++++ Supplied material

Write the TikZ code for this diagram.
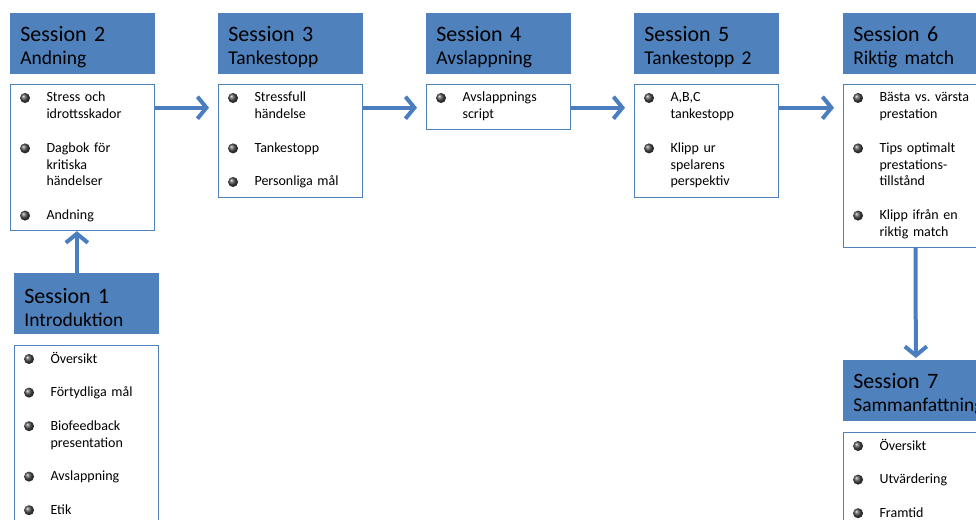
\documentclass[tikz,border=0pt]{standalone}
\usepackage{fontspec}
\setmainfont{Carlito}
\usetikzlibrary{arrows.meta, positioning}
\definecolor{headcolor}{RGB}{79,129,189}
\definecolor{bodyborder}{RGB}{79,129,189}
\definecolor{flowcolor}{RGB}{74,126,190}
\newlength{\itemgap}
\setlength{\itemgap}{9.56pt}
\newcommand{\bul}{\tikz[baseline=-0.08cm]\shade[ball color=black!70] (0,0) circle (0.1cm);}
\newcommand{\headsub}{\fontsize{11.1}{13.1}\selectfont}
\newenvironment{items}{\begin{tabular}{@{\hspace{0.19cm}}p{0.53cm}@{}l@{}}}{\end{tabular}}
\frenchspacing

\begin{document}
\begin{tikzpicture}[
    every node/.style={font=\fontsize{7.97}{9.56}\selectfont},
    headbox/.style={fill=headcolor, anchor=north west, align=left,
                    text width=2.5cm, inner xsep=0.2cm, inner ysep=0pt,
                    minimum height=1.22cm, font=\fontsize{12.5}{13.1}\selectfont,
                    execute at begin node=\rule{0pt}{12.6pt}},
    bodybox/.style={draw=bodyborder, line width=0.6pt, fill=white, align=left,
                    text width=2.88cm, inner xsep=0pt, inner ysep=0.12cm},
    flow/.style={-{Straight Barb[length=0.18cm,width=0.44cm]}, line width=0.08cm,
                 color=flowcolor},
]

\useasboundingbox (0,0) rectangle (19.52,-10.38);
\clip (0,0) rectangle (19.52,-10.38);

%% ── Session headers ──────────────────────────────────────────────────────────
\node[headbox] (s2h) at (0.2,-0.26)   {Session 2\\{\headsub Andning}};
\node[headbox] (s3h) at (4.36,-0.26)  {Session 3\\{\headsub Tankestopp}};
\node[headbox] (s4h) at (8.52,-0.26)  {Session 4\\{\headsub Avslappning}};
\node[headbox] (s5h) at (12.68,-0.26) {Session 5\\{\headsub Tankestopp 2}};
\node[headbox] (s6h) at (16.86,-0.26) {Session 6\\{\headsub Riktig match}};
\node[headbox] (s1h) at (0.28,-5.46)  {Session 1\\{\headsub Introduktion}};
\node[headbox] (s7h) at (16.86,-7.2)  {Session 7\\{\headsub Sammanfattning}};

%% ── Session contents ─────────────────────────────────────────────────────────
\node[bodybox, below=0.18cm of s2h.south west, anchor=north west] (s2b)
  {\begin{items}
   \bul & Stress och\\ & idrottsskador\\[\itemgap]
   \bul & Dagbok för\\ & kritiska\\ & händelser\\[\itemgap]
   \bul & Andning
   \end{items}};

\node[bodybox, below=0.18cm of s3h.south west, anchor=north west] (s3b)
  {\begin{items}
   \bul & Stressfull\\ & händelse\\[\itemgap]
   \bul & Tankestopp\\[\itemgap]
   \bul & Personliga mål
   \end{items}};

\node[bodybox, below=0.18cm of s4h.south west, anchor=north west] (s4b)
  {\begin{items}
   \bul & Avslappnings\\ & script
   \end{items}};

\node[bodybox, below=0.18cm of s5h.south west, anchor=north west] (s5b)
  {\begin{items}
   \bul & A,B,C\\ & tankestopp\\[\itemgap]
   \bul & Klipp ur\\ & spelarens\\ & perspektiv
   \end{items}};

\node[bodybox, below=0.18cm of s6h.south west, anchor=north west] (s6b)
  {\begin{items}
   \bul & Bästa vs. värsta\\ & prestation\\[\itemgap]
   \bul & Tips optimalt\\ & prestations-\\ & tillstånd\\[\itemgap]
   \bul & Klipp ifrån en\\ & riktig match
   \end{items}};

\node[bodybox, below=0.2cm of s1h.south west, anchor=north west] (s1b)
  {\begin{items}
   \bul & Översikt\\[\itemgap]
   \bul & Förtydliga mål\\[\itemgap]
   \bul & Biofeedback\\ & presentation\\[\itemgap]
   \bul & Avslappning\\[\itemgap]
   \bul & Etik
   \end{items}};

\node[bodybox, below=0.2cm of s7h.south west, anchor=north west] (s7b)
  {\begin{items}
   \bul & Översikt\\[\itemgap]
   \bul & Utvärdering\\[\itemgap]
   \bul & Framtid
   \end{items}};

%% ── Flow between sessions ────────────────────────────────────────────────────
\draw[flow] ([xshift=-0.2cm]s1h.north) -- ([xshift=-0.2cm]s1h.north |- s2b.south);
\draw[flow, shorten >=0.18cm] ([yshift=-0.48cm]s2b.north east) -- ([yshift=-0.48cm]s3b.north west);
\draw[flow, shorten >=0.18cm] ([yshift=-0.48cm]s3b.north east) -- ([yshift=-0.48cm]s4b.north west);
\draw[flow, shorten >=0.18cm] ([yshift=-0.48cm]s4b.north east) -- ([yshift=-0.48cm]s5b.north west);
\draw[flow, shorten >=0.18cm] ([yshift=-0.48cm]s5b.north east) -- ([yshift=-0.48cm]s6b.north west);
\draw[flow, shorten >=0.04cm] (s6b.south) -- (s7h.north);

\end{tikzpicture}
\end{document}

++++++++

What you will do:
Transcribe the material exactly, keeping every word and none of the pictures.

Solution to this task:
Write the TikZ code for this diagram.
\documentclass[tikz,border=0pt]{standalone}
\usepackage{fontspec}
\setmainfont{Carlito}
\usetikzlibrary{arrows.meta, positioning}
\definecolor{headcolor}{RGB}{79,129,189}
\definecolor{bodyborder}{RGB}{79,129,189}
\definecolor{flowcolor}{RGB}{74,126,190}
\newlength{\itemgap}
\setlength{\itemgap}{9.56pt}
\newcommand{\bul}{\tikz[baseline=-0.08cm]\shade[ball color=black!70] (0,0) circle (0.1cm);}
\newcommand{\headsub}{\fontsize{11.1}{13.1}\selectfont}
\newenvironment{items}{\begin{tabular}{@{\hspace{0.19cm}}p{0.53cm}@{}l@{}}}{\end{tabular}}
\frenchspacing

\begin{document}
\begin{tikzpicture}[
    every node/.style={font=\fontsize{7.97}{9.56}\selectfont},
    headbox/.style={fill=headcolor, anchor=north west, align=left,
                    text width=2.5cm, inner xsep=0.2cm, inner ysep=0pt,
                    minimum height=1.22cm, font=\fontsize{12.5}{13.1}\selectfont,
                    execute at begin node=\rule{0pt}{12.6pt}},
    bodybox/.style={draw=bodyborder, line width=0.6pt, fill=white, align=left,
                    text width=2.88cm, inner xsep=0pt, inner ysep=0.12cm},
    flow/.style={-{Straight Barb[length=0.18cm,width=0.44cm]}, line width=0.08cm,
                 color=flowcolor},
]

\useasboundingbox (0,0) rectangle (19.52,-10.38);
\clip (0,0) rectangle (19.52,-10.38);

%% ── Session headers ──────────────────────────────────────────────────────────
\node[headbox] (s2h) at (0.2,-0.26)   {Session 2\\{\headsub Andning}};
\node[headbox] (s3h) at (4.36,-0.26)  {Session 3\\{\headsub Tankestopp}};
\node[headbox] (s4h) at (8.52,-0.26)  {Session 4\\{\headsub Avslappning}};
\node[headbox] (s5h) at (12.68,-0.26) {Session 5\\{\headsub Tankestopp 2}};
\node[headbox] (s6h) at (16.86,-0.26) {Session 6\\{\headsub Riktig match}};
\node[headbox] (s1h) at (0.28,-5.46)  {Session 1\\{\headsub Introduktion}};
\node[headbox] (s7h) at (16.86,-7.2)  {Session 7\\{\headsub Sammanfattning}};

%% ── Session contents ─────────────────────────────────────────────────────────
\node[bodybox, below=0.18cm of s2h.south west, anchor=north west] (s2b)
  {\begin{items}
   \bul & Stress och\\ & idrottsskador\\[\itemgap]
   \bul & Dagbok för\\ & kritiska\\ & händelser\\[\itemgap]
   \bul & Andning
   \end{items}};

\node[bodybox, below=0.18cm of s3h.south west, anchor=north west] (s3b)
  {\begin{items}
   \bul & Stressfull\\ & händelse\\[\itemgap]
   \bul & Tankestopp\\[\itemgap]
   \bul & Personliga mål
   \end{items}};

\node[bodybox, below=0.18cm of s4h.south west, anchor=north west] (s4b)
  {\begin{items}
   \bul & Avslappnings\\ & script
   \end{items}};

\node[bodybox, below=0.18cm of s5h.south west, anchor=north west] (s5b)
  {\begin{items}
   \bul & A,B,C\\ & tankestopp\\[\itemgap]
   \bul & Klipp ur\\ & spelarens\\ & perspektiv
   \end{items}};

\node[bodybox, below=0.18cm of s6h.south west, anchor=north west] (s6b)
  {\begin{items}
   \bul & Bästa vs. värsta\\ & prestation\\[\itemgap]
   \bul & Tips optimalt\\ & prestations-\\ & tillstånd\\[\itemgap]
   \bul & Klipp ifrån en\\ & riktig match
   \end{items}};

\node[bodybox, below=0.2cm of s1h.south west, anchor=north west] (s1b)
  {\begin{items}
   \bul & Översikt\\[\itemgap]
   \bul & Förtydliga mål\\[\itemgap]
   \bul & Biofeedback\\ & presentation\\[\itemgap]
   \bul & Avslappning\\[\itemgap]
   \bul & Etik
   \end{items}};

\node[bodybox, below=0.2cm of s7h.south west, anchor=north west] (s7b)
  {\begin{items}
   \bul & Översikt\\[\itemgap]
   \bul & Utvärdering\\[\itemgap]
   \bul & Framtid
   \end{items}};

%% ── Flow between sessions ────────────────────────────────────────────────────
\draw[flow] ([xshift=-0.2cm]s1h.north) -- ([xshift=-0.2cm]s1h.north |- s2b.south);
\draw[flow, shorten >=0.18cm] ([yshift=-0.48cm]s2b.north east) -- ([yshift=-0.48cm]s3b.north west);
\draw[flow, shorten >=0.18cm] ([yshift=-0.48cm]s3b.north east) -- ([yshift=-0.48cm]s4b.north west);
\draw[flow, shorten >=0.18cm] ([yshift=-0.48cm]s4b.north east) -- ([yshift=-0.48cm]s5b.north west);
\draw[flow, shorten >=0.18cm] ([yshift=-0.48cm]s5b.north east) -- ([yshift=-0.48cm]s6b.north west);
\draw[flow, shorten >=0.04cm] (s6b.south) -- (s7h.north);

\end{tikzpicture}
\end{document}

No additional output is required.